Doctors fear antimicrobial resistance has begun after years of worry
ROCKFORD, Ill. (WIFR) - Some medical experts consider it the biggest challenge of our lifetime. The CDC says our overuse of traditional antibiotics leaves us vulnerable to even deadlier infections.
As the world around us changes, so do the antibodies in our system. UW Health expert Michael Pulia, who is their assistant professor in emergency medicine says, over time the antibiotics we receive become less effective and our bodies get used to them.
“Antibiotics that traditionally work are no longer effective and then we have infections that are very difficult to treat,” said Pulia.
Resistant bacteria is a hot topic within the medical community. The Centers for Disease Control and Prevention claims the antibiotics we use aren’t as effective and drug-resistant “superbugs” can easily sneak up on us.
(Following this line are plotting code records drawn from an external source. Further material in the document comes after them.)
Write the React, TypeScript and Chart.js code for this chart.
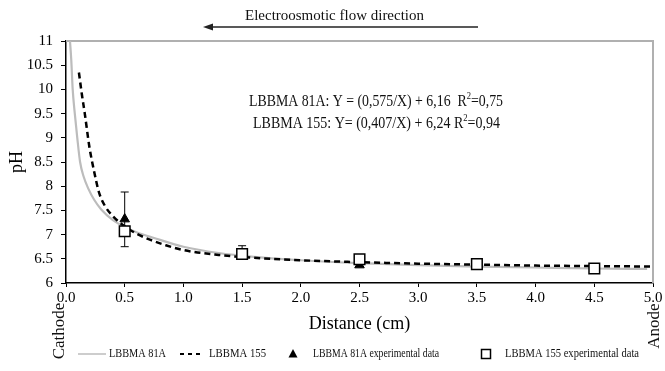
import React, { useEffect, useRef } from "react";
import { Chart, registerables } from "chart.js";

Chart.register(...registerables);

const FONT = "'Liberation Serif', 'Times New Roman', Times, serif";

// Fitted curves
const curve81A_x = [0.034, 0.045, 0.057, 0.075, 0.096, 0.12, 0.15, 0.19, 0.24, 0.3, 0.4, 0.5, 0.6, 0.75, 1.0, 1.3, 1.6, 2.0, 2.5, 3.0, 3.5, 4.0, 4.5, 4.95];
const curve81A_y = [11.0, 10.6, 10.0, 9.5, 9.0, 8.5, 8.2, 7.95, 7.72, 7.52, 7.3, 7.16, 7.05, 6.93, 6.75, 6.62, 6.54, 6.47, 6.41, 6.37, 6.34, 6.32, 6.3, 6.29];

const curve155_x = [0.11, 0.135, 0.16, 0.2, 0.24, 0.28, 0.33, 0.4, 0.5, 0.6, 0.72, 0.85, 1.0, 1.3, 1.6, 2.0, 2.5, 3.0, 3.5, 4.0, 4.5, 5.0];
const curve155_y = [10.35, 9.9, 9.5, 8.8, 8.3, 7.88, 7.6, 7.38, 7.17, 7.02, 6.89, 6.78, 6.68, 6.58, 6.52, 6.47, 6.43, 6.4, 6.38, 6.36, 6.35, 6.34];

// Experimental data
const expX = [0.5, 1.5, 2.5, 3.5, 4.5];
const exp81A = [7.32, 6.6, 6.37, 6.35, 6.28];
const exp155 = [7.07, 6.6, 6.49, 6.39, 6.3];
const err81A_low: (number | null)[] = [6.75, 6.5, null, null, null];
const err81A_high: (number | null)[] = [7.88, 6.77, null, null, null];

const seriesLabels = ["LBBMA 81A", "LBBMA 155", "LBBMA 81A experimental data", "LBBMA 155 experimental data"];
const titleText = "Electroosmotic flow direction";
const eq1 = ["LBBMA 81A: Y = (0,575/X) + 6,16  R", "2", "=0,75"];
const eq2 = ["LBBMA 155: Y= (0,407/X) + 6,24 R", "2", "=0,94"];
const yTickLabels = ["6", "6.5", "7", "7.5", "8", "8.5", "9", "9.5", "10", "10.5", "11"];
const xTickLabels = ["0.0", "0.5", "1.0", "1.5", "2.0", "2.5", "3.0", "3.5", "4.0", "4.5", "5.0"];

function fitText(ctx: CanvasRenderingContext2D, text: string, x: number, y: number, w: number, size: number) {
  ctx.save();
  ctx.font = `${size}px ${FONT}`;
  const m = ctx.measureText(text).width;
  ctx.translate(x, y);
  ctx.scale(w / m, 1);
  ctx.textBaseline = "middle";
  ctx.textAlign = "left";
  ctx.fillText(text, 0, 0);
  ctx.restore();
}

function richText(ctx: CanvasRenderingContext2D, parts: string[], x: number, y: number, w: number, size: number) {
  ctx.save();
  const sizes = parts.map((_, i) => (i === 1 ? size * 0.62 : size));
  const widths = parts.map((p, i) => {
    ctx.font = `${sizes[i]}px ${FONT}`;
    return ctx.measureText(p).width;
  });
  const total = widths.reduce((a, b) => a + b, 0);
  ctx.translate(x, y);
  ctx.scale(w / total, 1);
  ctx.textBaseline = "middle";
  ctx.textAlign = "left";
  let cx = 0;
  parts.forEach((p, i) => {
    ctx.font = `${sizes[i]}px ${FONT}`;
    ctx.fillText(p, cx, i === 1 ? -size * 0.38 : 0);
    cx += widths[i];
  });
  ctx.restore();
}

function rotText(ctx: CanvasRenderingContext2D, text: string, x: number, y: number, size: number) {
  ctx.save();
  ctx.font = `${size}px ${FONT}`;
  ctx.translate(x, y);
  ctx.rotate(-Math.PI / 2);
  ctx.textAlign = "center";
  ctx.textBaseline = "middle";
  ctx.fillText(text, 0, 0);
  ctx.restore();
}

const framePlugin = {
  id: "frame",
  beforeDatasetsDraw(chart: any) {
    const { ctx, chartArea: a } = chart;
    ctx.save();
    ctx.strokeStyle = "#b0b0b0";
    ctx.lineWidth = 2;
    ctx.beginPath();
    ctx.moveTo(a.left, a.top);
    ctx.lineTo(a.right, a.top);
    ctx.lineTo(a.right, a.bottom);
    ctx.stroke();
    ctx.restore();
  },
};

const errorBarPlugin = {
  id: "errorBars",
  afterDatasetDraw(chart: any, args: any) {
    if (args.index !== 2) return;
    const { ctx } = chart;
    const xs = chart.scales.x;
    const ys = chart.scales.y;
    ctx.save();
    ctx.strokeStyle = "#000";
    ctx.lineWidth = 1;
    expX.forEach((xv, i) => {
      const lo = err81A_low[i];
      const hi = err81A_high[i];
      if (lo == null || hi == null) return;
      const px = xs.getPixelForValue(xv);
      const y1 = ys.getPixelForValue(lo);
      const y2 = ys.getPixelForValue(hi);
      ctx.beginPath();
      ctx.moveTo(px, y1);
      ctx.lineTo(px, y2);
      ctx.moveTo(px - 4, y1);
      ctx.lineTo(px + 4, y1);
      ctx.moveTo(px - 4, y2);
      ctx.lineTo(px + 4, y2);
      ctx.stroke();
    });
    ctx.restore();
  },
};

const annotationPlugin = {
  id: "annotations",
  afterDraw(chart: any) {
    const { ctx } = chart;
    ctx.save();
    ctx.fillStyle = "#111";
    // flow direction title and arrow
    fitText(ctx, titleText, 245, 16, 179, 15);
    ctx.strokeStyle = "#222";
    ctx.lineWidth = 1.5;
    ctx.beginPath();
    ctx.moveTo(210, 27);
    ctx.lineTo(478, 27);
    ctx.stroke();
    ctx.fillStyle = "#222";
    ctx.beginPath();
    ctx.moveTo(203, 27);
    ctx.lineTo(213, 23.5);
    ctx.lineTo(213, 30.5);
    ctx.closePath();
    ctx.fill();

    ctx.fillStyle = "#111";
    richText(ctx, eq1, 249, 102, 254, 16);
    richText(ctx, eq2, 253, 124, 247, 16);

    rotText(ctx, "Cathode", 60, 331, 17);
    rotText(ctx, "Anode", 655, 326, 17);

    // legend
    const ly = 354;
    ctx.strokeStyle = "#bdbdbd";
    ctx.lineWidth = 1.5;
    ctx.beginPath();
    ctx.moveTo(78, ly);
    ctx.lineTo(106, ly);
    ctx.stroke();
    ctx.strokeStyle = "#000";
    ctx.lineWidth = 2;
    ctx.setLineDash([4, 4]);
    ctx.beginPath();
    ctx.moveTo(180, ly);
    ctx.lineTo(204, ly);
    ctx.stroke();
    ctx.setLineDash([]);
    ctx.fillStyle = "#000";
    ctx.beginPath();
    ctx.moveTo(293, ly - 5);
    ctx.lineTo(297.5, ly + 3.5);
    ctx.lineTo(288.5, ly + 3.5);
    ctx.closePath();
    ctx.fill();
    ctx.fillStyle = "#fff";
    ctx.fillRect(481.5, ly - 4.5, 9, 9);
    ctx.lineWidth = 1.5;
    ctx.strokeRect(481.5, ly - 4.5, 9, 9);
    ctx.fillStyle = "#111";
    fitText(ctx, seriesLabels[0], 109, ly, 57, 11.5);
    fitText(ctx, seriesLabels[1], 209, ly, 57, 11.5);
    fitText(ctx, seriesLabels[2], 313, ly, 126, 11.5);
    fitText(ctx, seriesLabels[3], 505, ly, 134, 11.5);
    ctx.restore();
  },
};

export default function App() {
  const ref = useRef<HTMLCanvasElement | null>(null);

  useEffect(() => {
    document.body.style.margin = "0";
    const canvas = ref.current;
    if (!canvas) return;
    const pts = (xs: number[], ys: number[]) => xs.map((x, i) => ({ x, y: ys[i] }));
    const chart = new Chart(canvas, {
      type: "line",
      data: {
        datasets: [
          {
            label: seriesLabels[0],
            data: pts(curve81A_x, curve81A_y),
            borderColor: "#bcbcbc",
            borderWidth: 2.2,
            pointRadius: 0,
            cubicInterpolationMode: "monotone",
            fill: false,
            order: 4,
          },
          {
            label: seriesLabels[1],
            data: pts(curve155_x, curve155_y),
            borderColor: "#000",
            borderWidth: 2.5,
            borderDash: [6, 4],
            pointRadius: 0,
            cubicInterpolationMode: "monotone",
            fill: false,
            order: 3,
          },
          {
            label: seriesLabels[2],
            data: pts(expX, exp81A),
            showLine: false,
            pointStyle: "triangle",
            pointRadius: 5.5,
            backgroundColor: "#000",
            borderColor: "#000",
            borderWidth: 1,
            order: 2,
          },
          {
            label: seriesLabels[3],
            data: pts(expX, exp155),
            showLine: false,
            pointStyle: "rect",
            pointRadius: 7.5,
            backgroundColor: "#fff",
            borderColor: "#000",
            borderWidth: 1.5,
            order: 1,
          },
        ],
      } as any,
      options: {
        responsive: false,
        animation: false,
        devicePixelRatio: 1,
        layout: { padding: { top: 41, right: 12, left: 0, bottom: 0 } },
        plugins: {
          legend: { display: false },
          tooltip: { enabled: false },
          title: { display: false },
        },
        scales: {
          x: {
            type: "linear",
            min: 0,
            max: 5,
            afterFit: (s: any) => {
              s.height = 88;
            },
            ticks: {
              stepSize: 0.5,
              autoSkip: false,
              maxRotation: 0,
              padding: 2,
              color: "#000",
              font: { size: 15, family: FONT },
              callback: (_v: any, i: number) => xTickLabels[i],
            },
            grid: { drawOnChartArea: false, drawTicks: true, tickLength: 4, color: "#000" },
            border: { display: true, color: "#000", width: 1.5 },
            title: {
              display: true,
              text: "Distance (cm)",
              color: "#000",
              font: { size: 18, family: FONT },
              padding: { top: 0, bottom: 36 },
            },
          },
          y: {
            min: 6,
            max: 11,
            afterFit: (s: any) => {
              s.width = 66;
            },
            ticks: {
              stepSize: 0.5,
              padding: 8,
              color: "#000",
              font: { size: 15, family: FONT },
              callback: (_v: any, i: number) => yTickLabels[i],
            },
            grid: { drawOnChartArea: false, drawTicks: true, tickLength: 5, color: "#000" },
            border: { display: true, color: "#000", width: 1.5 },
            title: {
              display: true,
              text: "pH",
              color: "#000",
              font: { size: 18, family: FONT },
              padding: { top: 6, bottom: 0 },
            },
          },
        },
      } as any,
      plugins: [framePlugin, errorBarPlugin, annotationPlugin],
    });
    return () => chart.destroy();
  }, []);

  return (
    <div style={{ width: 665, height: 371, background: "#fff" }}>
      <canvas ref={ref} width={665} height={371} />
    </div>
  );
}
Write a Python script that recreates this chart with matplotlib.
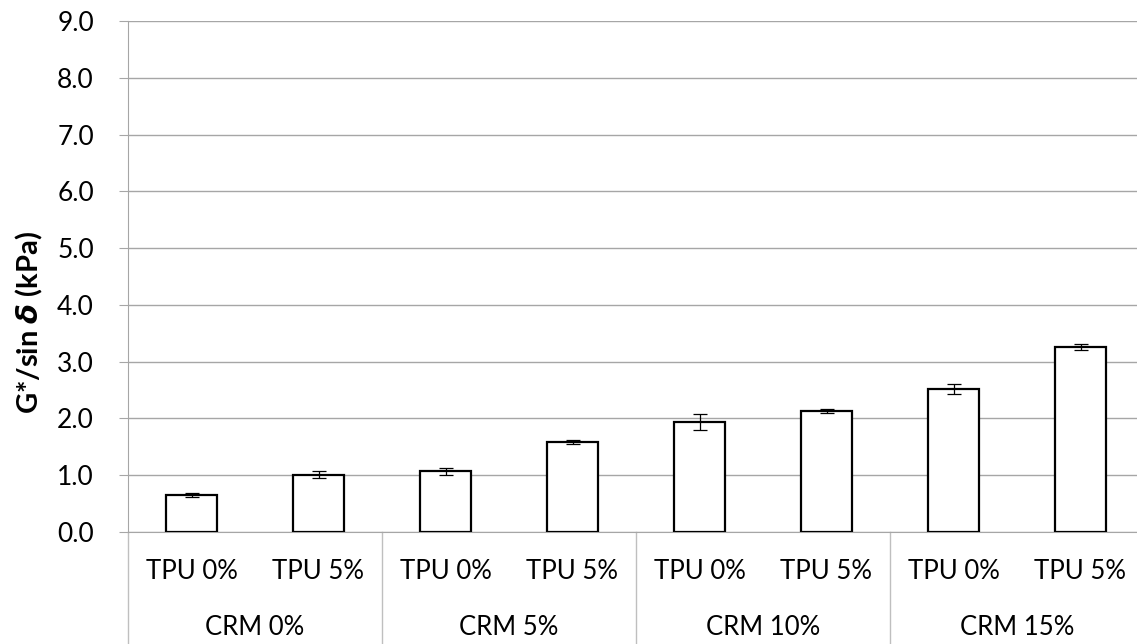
import numpy as np
import matplotlib
matplotlib.use('Agg')
import matplotlib.pyplot as plt
import matplotlib.transforms as mtransforms

plt.rcParams['font.family'] = ['Lato', 'DejaVu Sans']
plt.rcParams['mathtext.fontset'] = 'dejavusans'

# data
tpu_labels = ['TPU 0%', 'TPU 5%'] * 4
crm_labels = ['CRM 0%', 'CRM 5%', 'CRM 10%', 'CRM 15%']
values = [0.65, 1.01, 1.07, 1.58, 1.94, 2.13, 2.52, 3.26]
errors = [0.035, 0.065, 0.065, 0.035, 0.14, 0.04, 0.09, 0.047]

W, H = 1137, 644
fig = plt.figure(figsize=(W / 100, H / 100), dpi=100)
ax = fig.add_axes([128 / W, (H - 532) / H, 1016 / W, 511 / H])

x = np.arange(len(values))
ax.bar(x, values, width=0.4, color='white', edgecolor='black', linewidth=1.6, zorder=3)
ax.errorbar(x, values, yerr=errors, fmt='none', ecolor='black', elinewidth=0.9,
            capsize=5, capthick=0.9, zorder=4)

ax.set_xlim(-0.5, 7.5)
ax.set_ylim(0, 9)
ax.set_yticks(np.arange(0, 10, 1))
ax.set_yticklabels(['%.1f' % v for v in np.arange(0, 10, 1)], fontsize=19)
ax.set_xticks([])
ax.grid(axis='y', color='#a6a6a6', linewidth=1, zorder=0)
ax.tick_params(axis='y', length=6.5, color='#a6a6a6', pad=18)
for s in ['top', 'right']:
    ax.spines[s].set_visible(False)
ax.spines['left'].set_color('#a6a6a6')
ax.spines['bottom'].set_color('#a6a6a6')

fig.text(29 / W, 1 - 322 / H, r'G*/sin $\boldsymbol{\delta}$ (kPa)', rotation=90,
         ha='center', va='center', fontsize=21, fontweight='bold')

# category axis: two levels
trans = mtransforms.blended_transform_factory(ax.transData, ax.transAxes)
for i, lab in enumerate(tpu_labels):
    ax.text(i, -0.078, lab, transform=trans, ha='center', va='center', fontsize=18.5)
for j, lab in enumerate(crm_labels):
    ax.text(2 * j + 0.5, -0.186, lab, transform=trans, ha='center', va='center', fontsize=18.5)
for j in range(5):
    ax.plot([2 * j - 0.5] * 2, [0, -0.3], transform=trans, color='#bfbfbf',
            linewidth=1, clip_on=False)

fig.savefig('out.png', dpi=100)
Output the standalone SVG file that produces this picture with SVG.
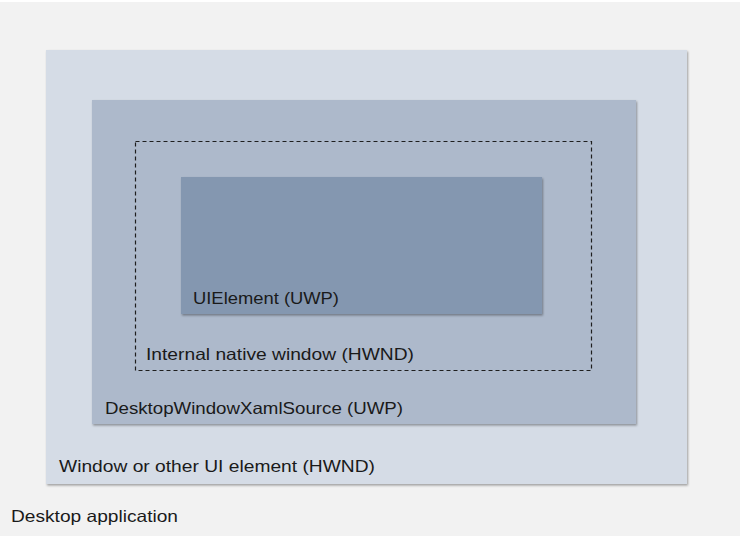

“The pipeline, as we call it, for antibiotics is dwindled over the years but there’s been a resurge in interest of, okay this is a problem, like the amount of new anti-biotics that are coming out are not that frequent,” he said.
Pulia believes we’ve over-prescribed antibiotics for flus and colds - but those drugs aren’t required and it only lessens their effectiveness to other types of bacteria.
“You’re having a surgery. You get a little antibiotics around the time of the surgery to prevent post-surgical infection,” he explained, “could that become a problem where routine minor surgeries become life threatening infections.”
Pulia says patients should feel empowered when it comes to their health. They must talk to their medical providers before putting something in their bodies that they don’t fully understand it’s intended purpose or the long-term impact.
“But when it comes to antibiotics, they really should be reserved for those true bacterial infections and that diagnosis can be tough sometimes and sorting it out,” Pulia said, “And that’s where that, in those gray cases that’s where we have those conversations about ‘okay when is the time to start it and we watch and wait and see how it goes.”
He says doctors and researchers always knew bacteria would eventually develop resistance. They just didn’t know when; he says that time is now.
Experts with UW Health say finding alternatives to antibiotics is important just in case your body does resist the medicine.